Krissy Wendell-Pohl, who played with Darwitz at Minnesota and on the 2002 and 2006 Olympic teams, said Darwitz saw and understood the game faster than other players.
"She had all the skills: an incredible skater, passer and shooter. There wasn't a weakness in her game," Wendell-Pohl said. "She had an inner confidence. It wasn't arrogance at all, just confidence. She wanted to win, and she was going to push everyone else around her to make her better. She was quiet as a person, but her game was impactful."
Darwitz is still having an impact on the game. She became the women's hockey coach at Hamline University in April 2015. Hamline is 8-1 and 5-1 in the Minnesota Intercollegiate Athletic League. At first, Darwitz was hesitant to take the Hamline job. She was expecting her first child, Joseph, who was born in July 2015, and thought work would take too much time away from family. But Darwitz, now a mother of two boys (Zachary was born in May 2017), has found a balance.

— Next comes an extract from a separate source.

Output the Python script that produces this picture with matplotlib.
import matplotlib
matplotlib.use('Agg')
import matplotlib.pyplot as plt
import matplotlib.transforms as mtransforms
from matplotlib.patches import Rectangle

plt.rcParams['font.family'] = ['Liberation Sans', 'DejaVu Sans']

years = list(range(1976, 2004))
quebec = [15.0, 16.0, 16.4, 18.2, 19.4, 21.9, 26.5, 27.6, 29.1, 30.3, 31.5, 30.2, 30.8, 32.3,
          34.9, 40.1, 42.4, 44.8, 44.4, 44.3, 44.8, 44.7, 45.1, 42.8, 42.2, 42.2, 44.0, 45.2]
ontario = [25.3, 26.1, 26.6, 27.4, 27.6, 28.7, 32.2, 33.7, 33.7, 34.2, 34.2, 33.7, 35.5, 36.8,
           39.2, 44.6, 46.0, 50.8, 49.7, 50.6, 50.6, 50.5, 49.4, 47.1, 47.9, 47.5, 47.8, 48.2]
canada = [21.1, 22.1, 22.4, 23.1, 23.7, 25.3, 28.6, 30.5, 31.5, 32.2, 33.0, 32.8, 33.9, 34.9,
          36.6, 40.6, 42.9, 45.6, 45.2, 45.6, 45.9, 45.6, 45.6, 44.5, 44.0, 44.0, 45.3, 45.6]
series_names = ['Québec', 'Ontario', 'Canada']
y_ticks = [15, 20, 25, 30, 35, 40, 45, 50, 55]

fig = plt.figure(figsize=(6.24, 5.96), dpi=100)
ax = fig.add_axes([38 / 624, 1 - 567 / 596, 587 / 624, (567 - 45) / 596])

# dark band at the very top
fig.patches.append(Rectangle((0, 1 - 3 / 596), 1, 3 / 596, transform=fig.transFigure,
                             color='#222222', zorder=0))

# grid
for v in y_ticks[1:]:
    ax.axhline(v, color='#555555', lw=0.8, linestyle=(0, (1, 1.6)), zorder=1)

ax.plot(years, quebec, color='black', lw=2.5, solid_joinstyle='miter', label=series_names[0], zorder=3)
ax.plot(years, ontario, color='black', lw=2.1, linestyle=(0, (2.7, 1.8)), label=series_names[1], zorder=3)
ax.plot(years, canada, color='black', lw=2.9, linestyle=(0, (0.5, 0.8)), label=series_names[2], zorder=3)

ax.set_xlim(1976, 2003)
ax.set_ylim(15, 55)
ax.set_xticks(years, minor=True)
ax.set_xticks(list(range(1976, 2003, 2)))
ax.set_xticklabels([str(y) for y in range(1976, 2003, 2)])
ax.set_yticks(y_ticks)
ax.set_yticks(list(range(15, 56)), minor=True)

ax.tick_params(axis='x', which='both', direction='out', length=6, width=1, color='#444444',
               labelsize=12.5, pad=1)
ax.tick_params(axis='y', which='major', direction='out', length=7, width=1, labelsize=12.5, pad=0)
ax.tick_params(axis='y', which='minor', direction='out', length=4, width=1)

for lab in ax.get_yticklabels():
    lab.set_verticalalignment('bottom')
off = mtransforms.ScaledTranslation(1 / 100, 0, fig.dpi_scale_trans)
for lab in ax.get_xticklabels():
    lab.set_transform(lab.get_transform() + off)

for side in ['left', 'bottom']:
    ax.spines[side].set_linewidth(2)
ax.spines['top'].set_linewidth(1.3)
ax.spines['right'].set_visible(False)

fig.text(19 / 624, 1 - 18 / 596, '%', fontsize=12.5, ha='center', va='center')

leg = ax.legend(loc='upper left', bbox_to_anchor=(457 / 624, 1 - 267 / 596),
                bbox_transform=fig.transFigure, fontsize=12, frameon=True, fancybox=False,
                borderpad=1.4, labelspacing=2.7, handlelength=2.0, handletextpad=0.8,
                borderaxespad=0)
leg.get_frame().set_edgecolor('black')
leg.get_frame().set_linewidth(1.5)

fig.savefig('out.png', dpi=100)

"I'm really glad that happened because it allowed me be at home with my boys most of the day, and in the afternoon go to practice for a few hours and do something else I enjoy," Darwitz said. "I got away, I get to be on the ice, then I go home to my kids, who I can't wait to see. I'm a better mom when I can take a few hours away. It's good for them to be around grandparents, aunts and uncles and friends. I'm fortunate to be doing what I'm doing. I feel really blessed. It's going great so far."
Granato said, "She's always been one of the prides of Minnesota. It's a tight-knit hockey community there and her being there, she can always give back to the game. Just her just being involved in hockey, influencing young players, she's very much part of it. She has a good reputation and she's a really solid person. It's nice to see her able to continue that."
Darwitz has always let her actions speak for her. She continues to give back to the game, but the impact she's already made is immeasurable.
"With Natalie, people talk about all the accolades and stats and incredible player she was. But knowing her since she was a kid, she's a great person, a loyal fan, happy being part of a team and doing whatever she can for the team," Wendell-Poll said. "It's cool to see her get an individual award, because she's a team person."